Comparing Hurdle Model with Non-Hurdle Model

The STAN manual has a section on ZI and hurdle models with the following code:

   if (y[n] == 0)
      1 ~ bernoulli(theta);
    else {
      0 ~ bernoulli(theta);
      y[n] ~ poisson(lambda) T[1, ];
    }

My understanding is that to get the pointwise log-likelihoods, I’d want a generated quantities chunk with the following statements:

   if (y[n] == 0)
      log_lik += bernoulli_lpdf(1 | theta);
    else {
      log_lik += bernoulli(0 | theta);
      log_lik += poisson(y[n] | lambda) T[1, ];
    }

If y contains n data points, n’ of which are 0’s, then this should produce n + (n-n’) log_lik values, correct? If so, running a non-hurdle model version of this (just a traditional poisson model) would produce n log_lik values. My understanding is that I can’t compare the ELPD’s of two models with ‘different data’ or a different number of log_lik values. I’m hoping to compare the hurdle model to a model of the same data without the hurdle component. Could someone correct my understanding or offer a solution?

1 Like

They should be directly comparable. The likelihood for non-zero observations is the product of one minus the probability of zero and the truncated poison mass function. In other words, it’s one term per person, not two. See, for example, the users guide:

if (y[n] == 0) {
  target += log(theta);
} else {
  target += log1m(theta) + poisson_lpmf(y[n] | lambda)
                  - poisson_lccdf(0 | lambda));
}

You’ll also want to store the point wise log-likelihoods in separate elements of a vector rather than sum them together in the generated quantities block.

vector[N] log_lik;

for(n in 1:N){
if (y[n] == 0) {
  log_lik[n] = log(theta);
} else {
  log_lik[n] = log1m(theta) + poisson_lpmf(y[n] | lambda)
                         - poisson_lccdf(0 | lambda));
} 
3 Likes

Are you looking at the old manual version? Maybe the top of the page says “This is an old version, view current version.”? The latest version does not have that code any more (I know as I removed it). I hope the current version is more clear

if (y[n] == 0) {
  target += log(theta);
} else {
  target += log1m(theta) + poisson_lpmf(y[n] | lambda)
            - poisson_lccdf(0 | lambda));
}

Can you see from that what you need in generated quantities?

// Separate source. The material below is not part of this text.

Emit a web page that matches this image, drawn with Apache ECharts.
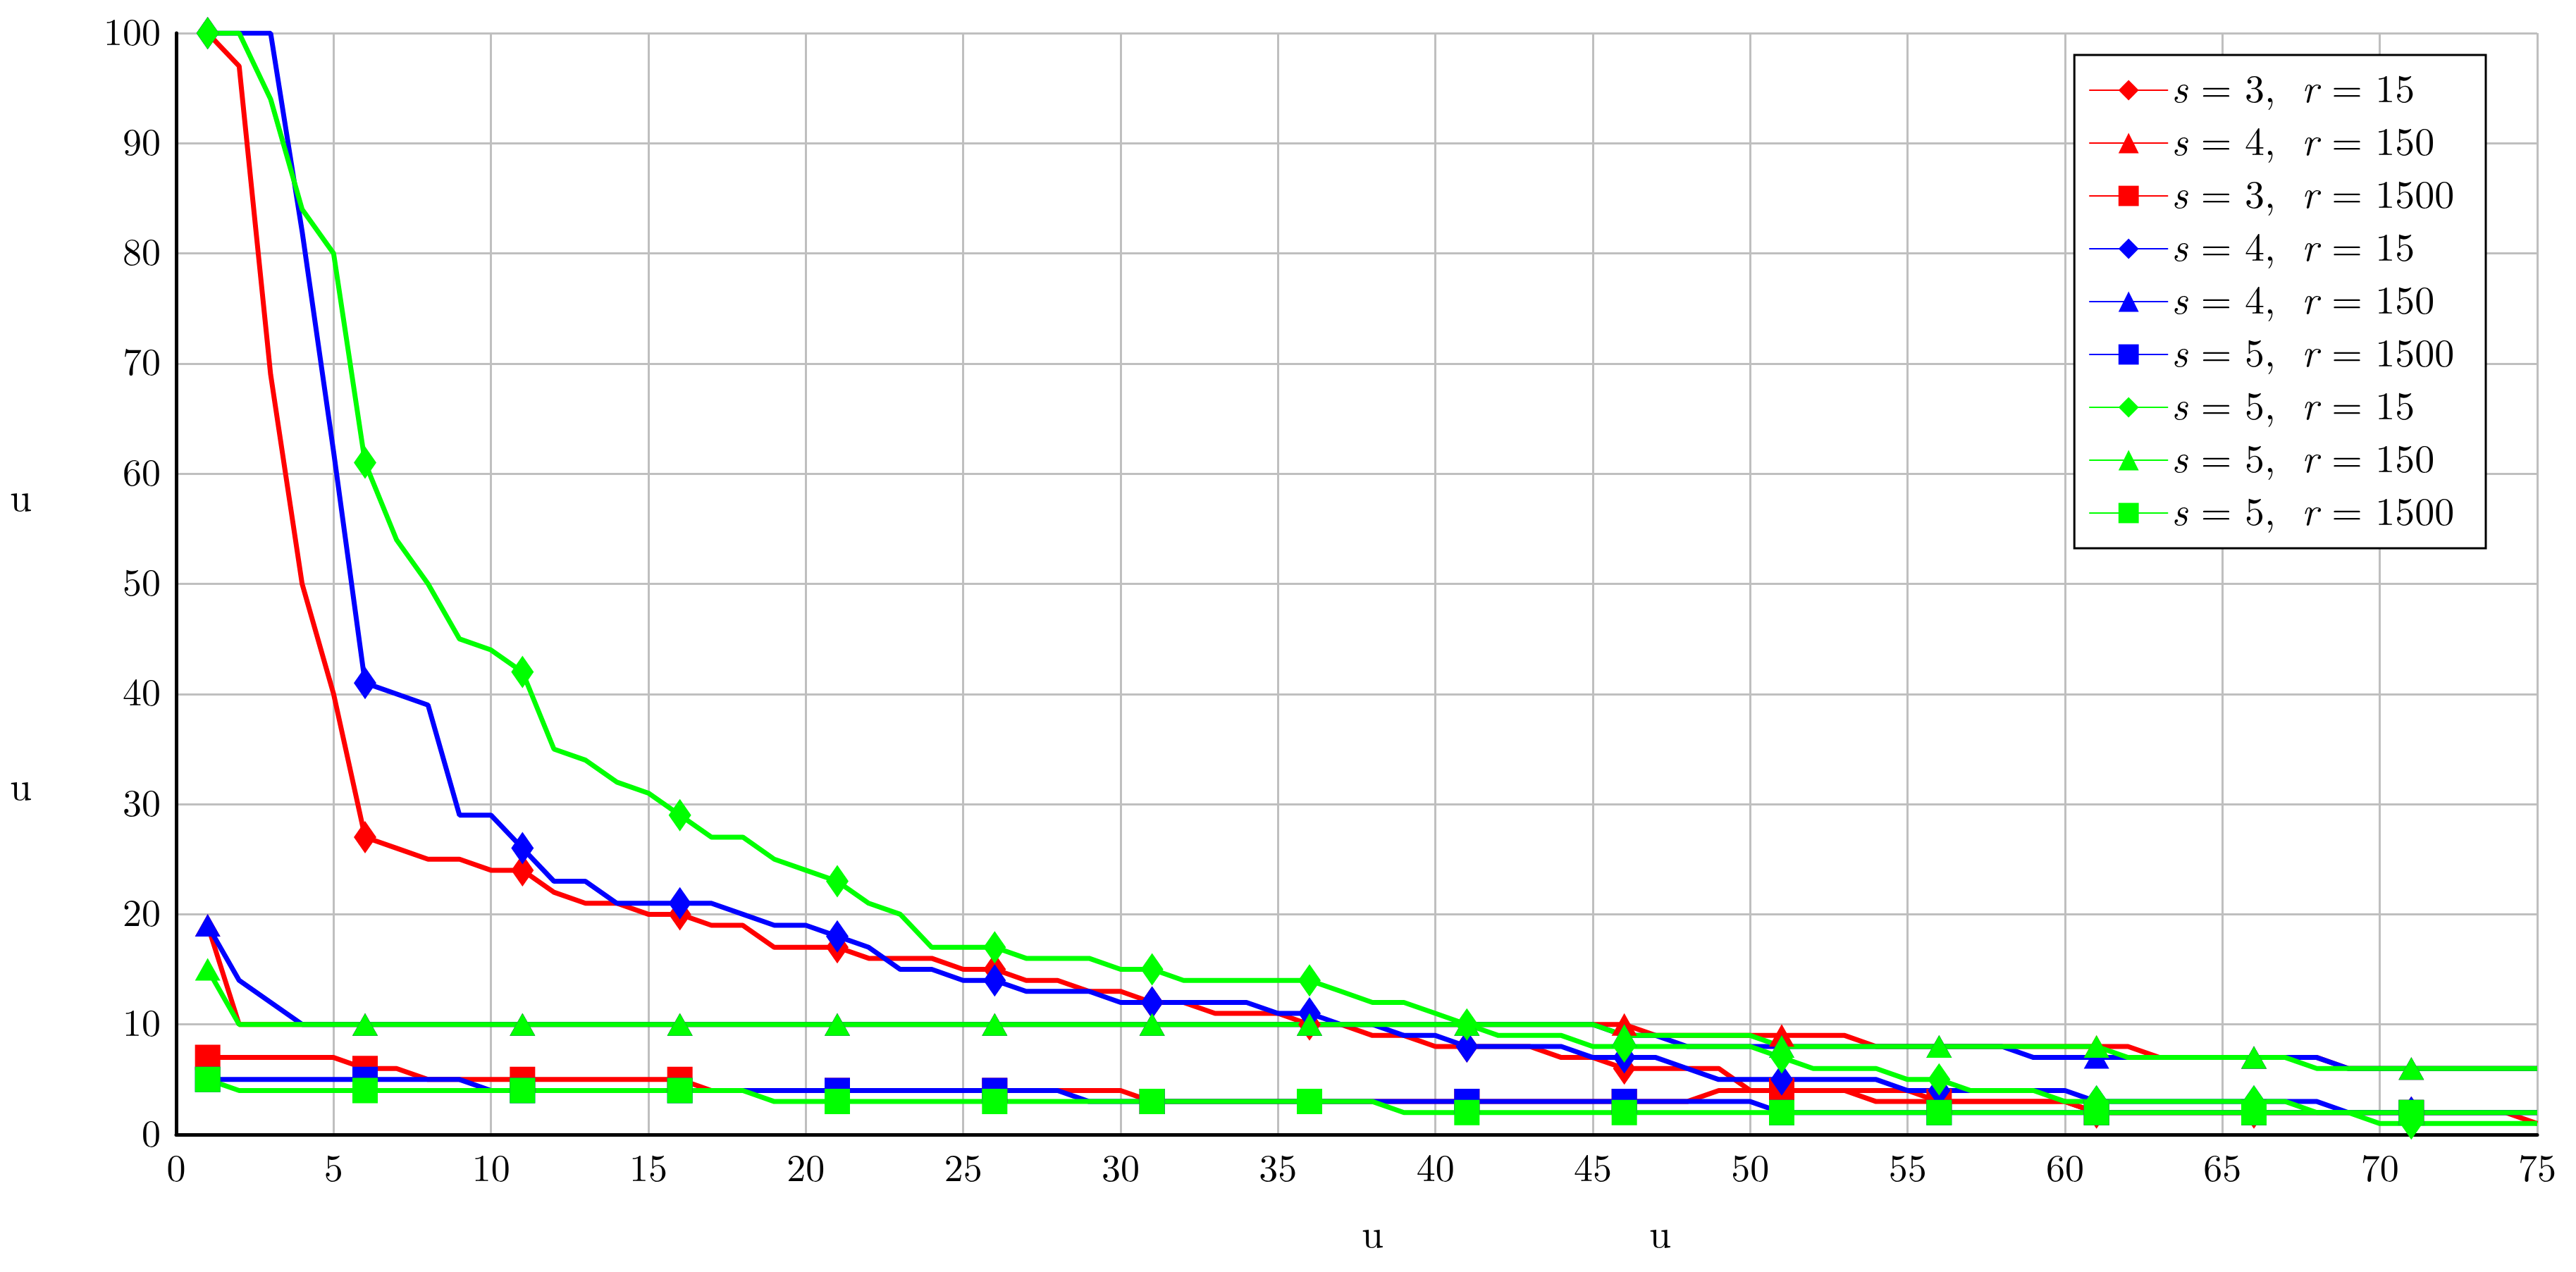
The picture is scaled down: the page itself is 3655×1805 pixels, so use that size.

You should get N log_lik values in both cases. In Hurdle model there is a different if-else branch for zeros and non-zeros. In Poisson only one branch for both zeros and non-zeros.

Let me know if the above was not clear enough to write the generated quantities.

2 Likes

Ah yes! Thank you for catching and explaining my misunderstanding of the likelihood as well as catching my error in the generated quantities block.

Yes! I missed the older version warning. This, as well as Simon’s response, have helped greatly! Thank you.

An important note here is that for model comparison purposes, the above all works perfectly for families wherein the nonzero component of the response is discrete, but model comparison is more complicated when the nonzero component of the response is continuous, because the log-likelihood calculation mixes probability mass (for the data zeros) with probability density (for the data nonzeros).

Formally, whenever there is a literal zero in the data, a zero-hurdle model should be infinitely preferred over a non-hurdle continuous model, because probability masses are infinitely larger than probability densities.

Thus, to compare a hurdle-continuous family to its non-hurdle counterpart, you need to think carefully about how to weight the probability masses in the likelihood versus the probability densities. It’s often appropriate to take the log-likelihood of zeros, even in the model without the hurdle component, to be the probability mass associated with integrating the probability density over some region of practical equivalence to zero (in which case it would be best to fit the non-hurdle version of the model using this likelihood).

2 Likes